— Begin MATERIAL FOR THE TASK —

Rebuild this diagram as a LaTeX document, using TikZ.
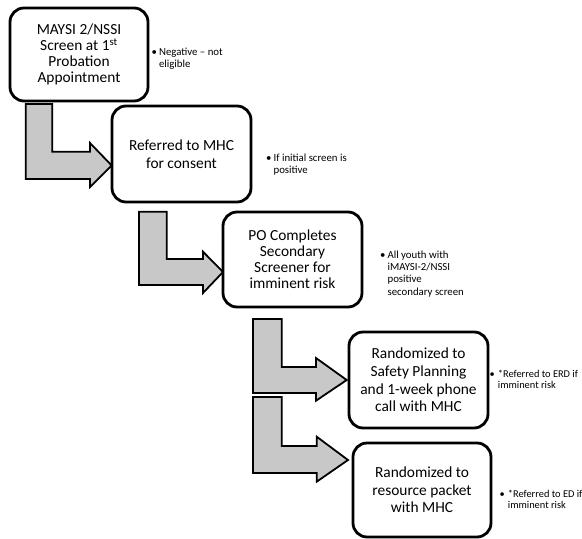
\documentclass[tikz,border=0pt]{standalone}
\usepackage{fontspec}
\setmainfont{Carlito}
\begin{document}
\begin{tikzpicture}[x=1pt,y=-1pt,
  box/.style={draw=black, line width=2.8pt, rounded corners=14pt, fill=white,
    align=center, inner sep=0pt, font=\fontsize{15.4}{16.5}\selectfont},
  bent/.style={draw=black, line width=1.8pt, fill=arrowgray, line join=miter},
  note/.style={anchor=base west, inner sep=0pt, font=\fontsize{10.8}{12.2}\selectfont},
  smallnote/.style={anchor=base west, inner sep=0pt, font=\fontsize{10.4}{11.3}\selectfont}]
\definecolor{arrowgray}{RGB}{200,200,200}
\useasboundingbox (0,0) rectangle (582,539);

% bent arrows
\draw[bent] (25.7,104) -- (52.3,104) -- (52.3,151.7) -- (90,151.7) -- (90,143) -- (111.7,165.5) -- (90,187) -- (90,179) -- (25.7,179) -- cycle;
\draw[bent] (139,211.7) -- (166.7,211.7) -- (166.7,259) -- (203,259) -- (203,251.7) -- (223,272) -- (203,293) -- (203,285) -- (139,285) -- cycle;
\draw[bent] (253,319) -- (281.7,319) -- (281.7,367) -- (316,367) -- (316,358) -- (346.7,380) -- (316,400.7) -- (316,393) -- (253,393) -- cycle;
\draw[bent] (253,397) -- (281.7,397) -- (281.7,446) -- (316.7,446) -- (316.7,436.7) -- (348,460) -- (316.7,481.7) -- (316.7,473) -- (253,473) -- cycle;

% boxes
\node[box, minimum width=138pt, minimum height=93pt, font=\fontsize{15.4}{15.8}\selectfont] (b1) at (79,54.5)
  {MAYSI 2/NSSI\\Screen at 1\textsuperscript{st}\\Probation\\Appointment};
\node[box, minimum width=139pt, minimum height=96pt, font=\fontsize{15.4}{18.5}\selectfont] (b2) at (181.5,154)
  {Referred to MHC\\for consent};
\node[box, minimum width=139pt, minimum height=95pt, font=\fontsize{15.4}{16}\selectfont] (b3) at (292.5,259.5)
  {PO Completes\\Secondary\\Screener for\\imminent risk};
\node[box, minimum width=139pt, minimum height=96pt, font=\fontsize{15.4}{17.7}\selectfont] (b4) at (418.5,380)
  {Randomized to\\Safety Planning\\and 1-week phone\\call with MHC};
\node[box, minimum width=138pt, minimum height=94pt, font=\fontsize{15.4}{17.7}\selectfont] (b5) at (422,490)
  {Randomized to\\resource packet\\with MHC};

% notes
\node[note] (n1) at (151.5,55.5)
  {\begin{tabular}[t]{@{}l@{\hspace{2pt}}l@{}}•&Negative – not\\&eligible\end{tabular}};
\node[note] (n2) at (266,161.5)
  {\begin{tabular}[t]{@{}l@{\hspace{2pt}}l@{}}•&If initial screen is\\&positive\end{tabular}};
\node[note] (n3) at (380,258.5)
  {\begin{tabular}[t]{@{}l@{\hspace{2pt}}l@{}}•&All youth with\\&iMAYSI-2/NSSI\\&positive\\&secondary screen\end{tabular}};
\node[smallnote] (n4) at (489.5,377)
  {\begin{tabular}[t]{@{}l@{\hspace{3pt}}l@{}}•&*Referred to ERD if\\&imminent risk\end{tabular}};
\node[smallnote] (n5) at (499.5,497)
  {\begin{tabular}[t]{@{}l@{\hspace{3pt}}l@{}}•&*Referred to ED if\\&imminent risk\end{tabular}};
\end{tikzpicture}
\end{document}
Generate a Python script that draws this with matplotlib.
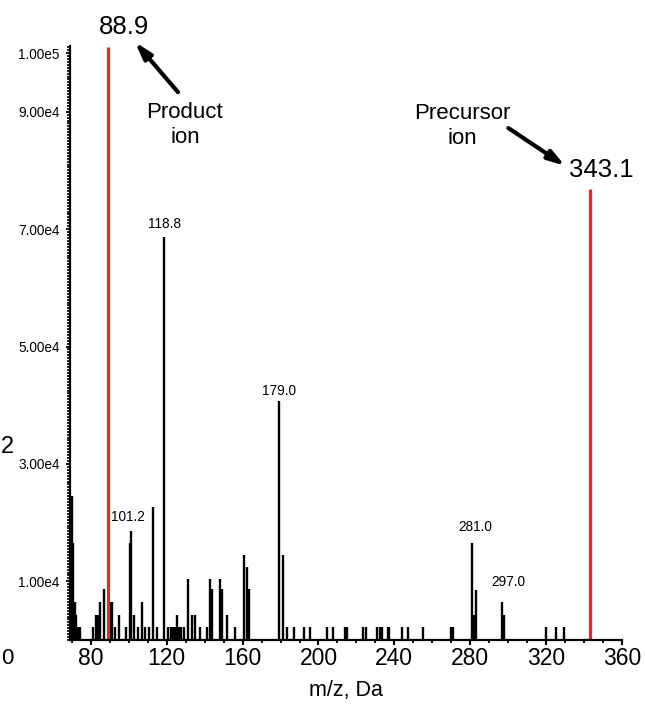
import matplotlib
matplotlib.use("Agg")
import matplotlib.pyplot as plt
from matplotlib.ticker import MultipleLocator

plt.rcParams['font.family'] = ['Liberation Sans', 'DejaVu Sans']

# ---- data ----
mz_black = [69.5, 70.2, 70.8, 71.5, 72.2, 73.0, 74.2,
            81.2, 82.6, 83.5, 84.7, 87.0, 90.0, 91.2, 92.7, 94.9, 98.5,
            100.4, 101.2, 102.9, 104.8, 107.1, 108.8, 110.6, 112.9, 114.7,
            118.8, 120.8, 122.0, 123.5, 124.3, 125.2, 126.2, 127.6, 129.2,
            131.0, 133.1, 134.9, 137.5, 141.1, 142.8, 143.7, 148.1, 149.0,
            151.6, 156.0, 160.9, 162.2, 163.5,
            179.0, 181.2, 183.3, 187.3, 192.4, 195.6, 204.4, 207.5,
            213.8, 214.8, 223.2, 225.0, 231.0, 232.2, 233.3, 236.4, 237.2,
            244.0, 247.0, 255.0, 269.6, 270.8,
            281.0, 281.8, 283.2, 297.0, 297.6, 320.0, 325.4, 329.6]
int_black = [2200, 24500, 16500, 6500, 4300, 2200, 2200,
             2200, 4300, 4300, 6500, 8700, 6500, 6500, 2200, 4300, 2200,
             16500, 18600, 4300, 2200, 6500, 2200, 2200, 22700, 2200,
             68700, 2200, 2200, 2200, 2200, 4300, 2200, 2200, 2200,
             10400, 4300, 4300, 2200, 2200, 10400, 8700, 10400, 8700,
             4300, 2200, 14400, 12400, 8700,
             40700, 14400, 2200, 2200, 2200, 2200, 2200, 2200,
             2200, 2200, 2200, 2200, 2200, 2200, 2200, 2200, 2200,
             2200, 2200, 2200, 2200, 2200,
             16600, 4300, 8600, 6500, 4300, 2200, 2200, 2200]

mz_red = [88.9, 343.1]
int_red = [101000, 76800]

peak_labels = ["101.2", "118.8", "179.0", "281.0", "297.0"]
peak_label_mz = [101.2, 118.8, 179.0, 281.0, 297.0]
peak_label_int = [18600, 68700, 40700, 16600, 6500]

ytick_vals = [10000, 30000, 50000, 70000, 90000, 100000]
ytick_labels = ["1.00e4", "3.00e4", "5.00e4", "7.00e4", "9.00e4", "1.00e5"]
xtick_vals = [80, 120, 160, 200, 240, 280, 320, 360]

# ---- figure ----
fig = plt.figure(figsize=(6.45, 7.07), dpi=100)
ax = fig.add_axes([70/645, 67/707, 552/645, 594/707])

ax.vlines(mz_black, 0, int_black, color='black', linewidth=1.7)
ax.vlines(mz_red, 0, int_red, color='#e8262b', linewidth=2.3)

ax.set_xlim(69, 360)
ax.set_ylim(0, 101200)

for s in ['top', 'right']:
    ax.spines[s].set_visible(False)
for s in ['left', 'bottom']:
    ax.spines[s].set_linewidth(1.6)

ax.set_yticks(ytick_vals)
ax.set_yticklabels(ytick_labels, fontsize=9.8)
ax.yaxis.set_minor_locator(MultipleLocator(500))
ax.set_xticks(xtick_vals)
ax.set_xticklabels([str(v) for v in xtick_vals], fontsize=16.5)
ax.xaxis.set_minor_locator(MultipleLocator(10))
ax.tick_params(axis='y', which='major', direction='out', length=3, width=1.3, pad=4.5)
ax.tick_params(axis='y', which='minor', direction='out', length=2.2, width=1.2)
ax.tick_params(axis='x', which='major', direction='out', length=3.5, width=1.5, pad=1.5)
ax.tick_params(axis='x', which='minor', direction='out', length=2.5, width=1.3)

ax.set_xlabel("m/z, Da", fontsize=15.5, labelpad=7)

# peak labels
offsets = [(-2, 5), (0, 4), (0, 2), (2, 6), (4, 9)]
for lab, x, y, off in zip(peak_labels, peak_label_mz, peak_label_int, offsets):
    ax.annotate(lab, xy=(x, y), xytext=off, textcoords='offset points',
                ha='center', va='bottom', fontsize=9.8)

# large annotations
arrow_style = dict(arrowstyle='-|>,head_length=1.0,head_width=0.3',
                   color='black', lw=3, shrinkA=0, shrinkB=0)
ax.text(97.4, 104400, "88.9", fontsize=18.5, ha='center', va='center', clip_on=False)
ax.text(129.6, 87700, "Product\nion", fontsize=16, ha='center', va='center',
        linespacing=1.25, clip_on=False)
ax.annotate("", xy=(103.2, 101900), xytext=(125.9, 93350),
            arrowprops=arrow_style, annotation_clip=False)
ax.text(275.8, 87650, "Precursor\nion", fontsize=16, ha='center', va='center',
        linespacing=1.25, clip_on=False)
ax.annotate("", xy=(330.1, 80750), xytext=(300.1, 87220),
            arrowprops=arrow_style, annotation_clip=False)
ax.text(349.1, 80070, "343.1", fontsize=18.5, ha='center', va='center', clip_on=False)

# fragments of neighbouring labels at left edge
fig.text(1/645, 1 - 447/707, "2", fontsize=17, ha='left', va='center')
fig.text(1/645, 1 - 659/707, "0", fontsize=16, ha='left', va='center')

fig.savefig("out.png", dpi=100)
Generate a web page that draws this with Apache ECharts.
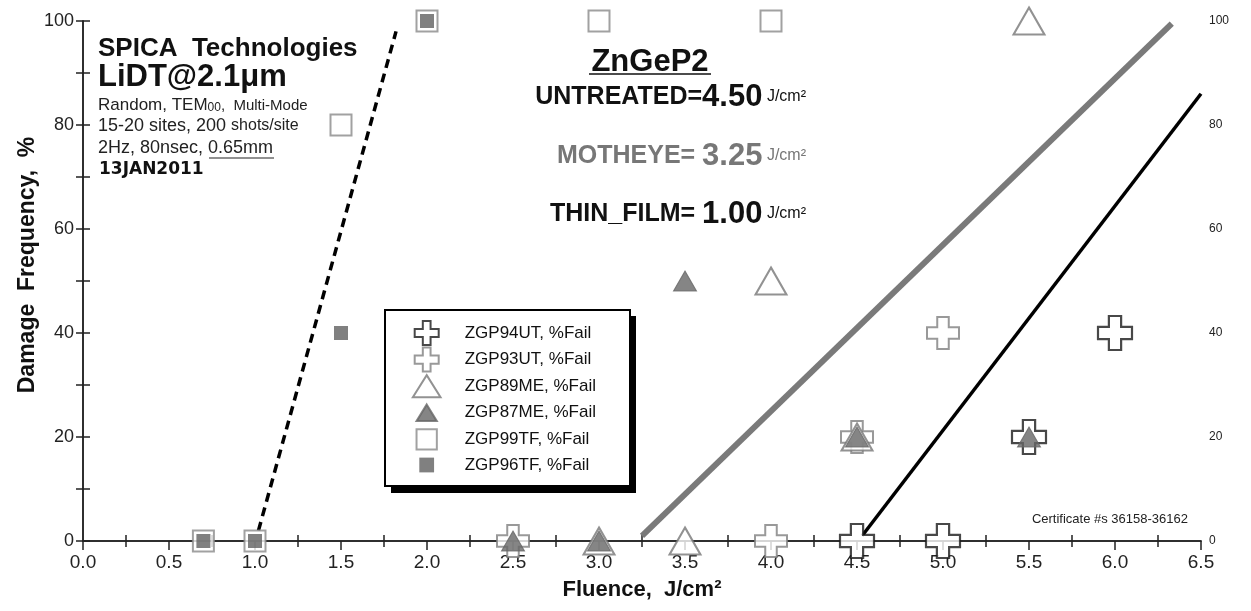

— End MATERIAL FOR THE TASK —

**YOUR INSTRUCTIONS**
Begin at the first line of the entries above and return each line exactly, stopping after the line that contains "(0,0) rectangle (582,539);". Pictures do not belong in the copy.

**COMPLETED EXERCISE**
Rebuild this diagram as a LaTeX document, using TikZ.
\documentclass[tikz,border=0pt]{standalone}
\usepackage{fontspec}
\setmainfont{Carlito}
\begin{document}
\begin{tikzpicture}[x=1pt,y=-1pt,
  box/.style={draw=black, line width=2.8pt, rounded corners=14pt, fill=white,
    align=center, inner sep=0pt, font=\fontsize{15.4}{16.5}\selectfont},
  bent/.style={draw=black, line width=1.8pt, fill=arrowgray, line join=miter},
  note/.style={anchor=base west, inner sep=0pt, font=\fontsize{10.8}{12.2}\selectfont},
  smallnote/.style={anchor=base west, inner sep=0pt, font=\fontsize{10.4}{11.3}\selectfont}]
\definecolor{arrowgray}{RGB}{200,200,200}
\useasboundingbox (0,0) rectangle (582,539);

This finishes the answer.